Nouveauté, selon le groupe de travail : un système de seuil et de plafonnement serait instauré afin que les personnes ayant les revenus les plus bas (minimum vieillesse et allocation aux adultes handicapés) ne paient aucune participation et que celles ayant les revenus les plus élevés ne paient pas un prix excédant le coût moyen de la prestation. Pour garantir « la neutralité des décisions judiciaires », le rapport suggère également d'harmoniser le régime de financement public de l'ensemble des mesures, d'après une nouvelle base de calcul. Une « cotation » serait établie pour chaque mesure de protection, selon sa catégorie, sa durée et son lieu d'exercice. Le système du « mois-mesure », qui prend en compte, d'après les rapporteurs, le volume de mesures gérées et non l'activité réelle, serait abandonné au profit d'une dotation globale.
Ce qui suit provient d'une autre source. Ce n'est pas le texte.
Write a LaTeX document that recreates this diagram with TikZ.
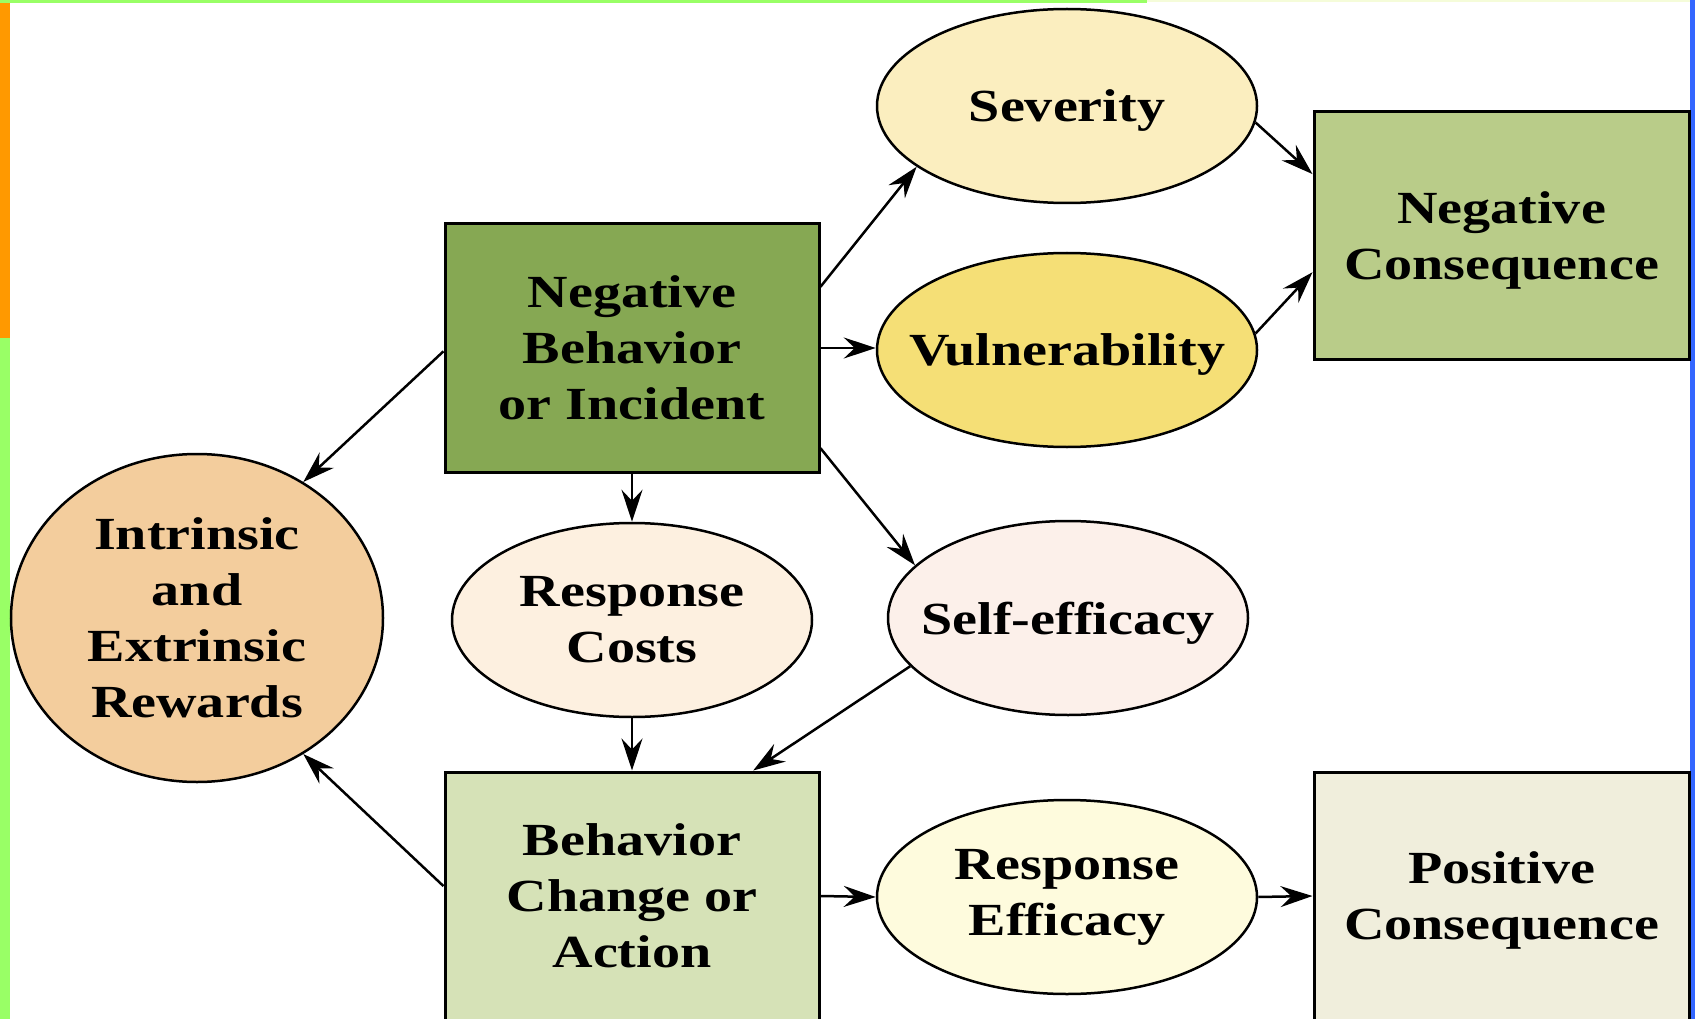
\documentclass[tikz,border=0pt]{standalone}
\usepackage{fontspec}
\setmainfont[FakeStretch=1.22]{Liberation Serif}
\usetikzlibrary{shapes.geometric,arrows.meta}
\definecolor{nbgreen}{HTML}{86A853}
\definecolor{ncgreen}{HTML}{B9CC89}
\definecolor{bcgreen}{HTML}{D6E2B7}
\definecolor{pccream}{HTML}{F0EEDC}
\definecolor{sevcol}{HTML}{FBEEBF}
\definecolor{vulcol}{HTML}{F5DF76}
\definecolor{rewcol}{HTML}{F3CD9D}
\definecolor{rccol}{HTML}{FDF0E0}
\definecolor{secol}{HTML}{FCF0EA}
\definecolor{recol}{HTML}{FEFBDD}
\definecolor{stripgreen}{HTML}{99FF66}
\definecolor{striporange}{HTML}{FF9900}
\definecolor{stripblue}{HTML}{3366FF}
\definecolor{strippale}{HTML}{F5FCD9}
\begin{document}
\begin{tikzpicture}[x=1pt,y=-1pt,line width=2.5pt,
  >={Stealth[length=32pt,width=21pt,inset=11pt]},
  every node/.style={font=\fontsize{46}{56}\selectfont\bfseries,align=center},
  box/.style={draw,line width=3pt,minimum width=374pt,minimum height=248pt},
  oval/.style={draw,ellipse,inner sep=-120pt,minimum width=380pt,minimum height=194pt}]
\useasboundingbox (0,0) rectangle (1695,1019);
% slide edges
\fill[stripgreen] (0,0) rectangle (1147,3);
\fill[strippale] (1147,0) rectangle (1690,2);
\fill[striporange] (0,3) rectangle (10,338);
\fill[stripgreen] (0,338) rectangle (10,1019);
\fill[stripblue] (1690,0) rectangle (1695,1019);
\path
node[box,fill=nbgreen] (nb) at (632,348) {Negative\\Behavior\\or Incident}
node[oval,fill=sevcol,text depth=0pt] (sev) at (1067,106) {Severity}
node[oval,fill=vulcol,text depth=0pt] (vul) at (1067,350) {Vulnerability}
node[box,fill=ncgreen,minimum width=375pt,text depth=0pt] (nc) at (1501.5,235.5) {Negative\\Consequence}
node[oval,fill=rewcol,minimum width=372pt,minimum height=328pt] (rew) at (197,618) {Intrinsic\\and\\Extrinsic\\Rewards}
node[oval,fill=rccol,minimum width=360pt] (rc) at (632,620) {Response\\Costs}
node[oval,fill=secol,minimum width=360pt,text depth=0pt] (se) at (1068,618) {Self-efficacy}
node[box,fill=bcgreen] (bc) at (632,896) {Behavior\\Change or\\Action}
node[oval,fill=recol] (re) at (1067,897) {Response\\Efficacy}
node[box,fill=pccream,minimum width=375pt,text depth=0pt] (pc) at (1501.5,896) {Positive\\Consequence};
\draw[->] (nb.18) -- (sev.202);
\draw[->] (nb.east) -- (nb.east -| vul.west);
\draw[->] (nb.-28) -- (se.161);
\draw[->] (nb.south) -- (rc.north);
\draw[->] (nb.181) -- (rew.52);
\draw[->] (sev.-5) -- (nc.162);
\draw[->] (vul.5) -- (nc.191);
\draw[->] (rc.south) -- (bc.north);
\draw[->] (se.197) -- (bc.46);
\draw[->] (bc.177) -- (rew.-52);
\draw[->] (bc.east) -- (re.west);
\draw[->] (re.east) -- (pc.west);
\end{tikzpicture}
\end{document}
Les services de protection des personnes relèveraient en outre de la loi du 2 janvier 2002 rénovant l'action sociale et médico-sociale.
Cette réforme du financement, qui représenterait un coût supplémentaire pour les finances publiques, pourrait, selon le groupe de travail, intervenir « de manière réaliste » au 1erjanvier 2005. Ses membres préconisent par ailleurs d'améliorer la qualité des prestations en réduisant de 65 à 40 le nombre de mesures par délégué à la tutelle.
La tutelle aux prestations sociales enfants, dont les limites sont également connues, notamment son caractère davantage « curatif » que « préventif », devrait être révisée en articulation avec ces propositions. D'autant qu'elle présente des dispositions communes avec la TPSA. Pour introduire une étape supplémentaire dans le dispositif de prévention auprès des familles en difficulté financière, le groupe de travail piloté par la DPJJ propose d'inscrire dans le code de l'action sociale et des familles « a minima » la mission des conseillères en économie sociale et familiale comme prestation obligatoire et « a maxima » la création d'une mesure contractuelle d'accompagnement budgétaire personnalisé, proposée par le service de l'aide sociale à l'enfance. Les rapporteurs préconisent par ailleurs d'encourager les organismes gestionnaires de prestations familiales à développer leurs actions de prévention dans ce domaine. Pour actualiser les conditions d'ouverture de la mesure, jugées obsolètes ( « conditions d'alimentation [...]manifestement défectueuses » ), et rendre celle-ci moins « stigmatisante », il propose de l'intituler « mesure de gestion des prestations sociales enfants » et de la relier à une finalité objective, telle que l'emploi des prestations au service des besoins de l'enfant. Afin de lui donner davantage de visibilité, il serait préférable, selon le groupe de travail, d'inscrire la TPSE dans le code civil, dans le cadre des textes relatifs à l'assistance éducative. Les rapporteurs précisent que cette réforme devrait être assortie d'une redéfinition du financement de la mesure qui tienne compte des compétences qui devraient être accordées aux conseils généraux en matière de protection de l'enfance dans le cadre de la décentralisation.
M. LB.
(1) Voir ASH n° 2317 du 27-06-03.
(2) Ces deux rapports sont diffusés sur le site de La Documentation française,
(3) Voir ASH n° 2285 du 15-11-02.
(4) Voir ASH n° 2168 du 26-05-03 et ASH n° 2150 du 21-01-00.
(5) Voir ASH n° 2302 du 14-03-03. Ce rapport n'est pas publié.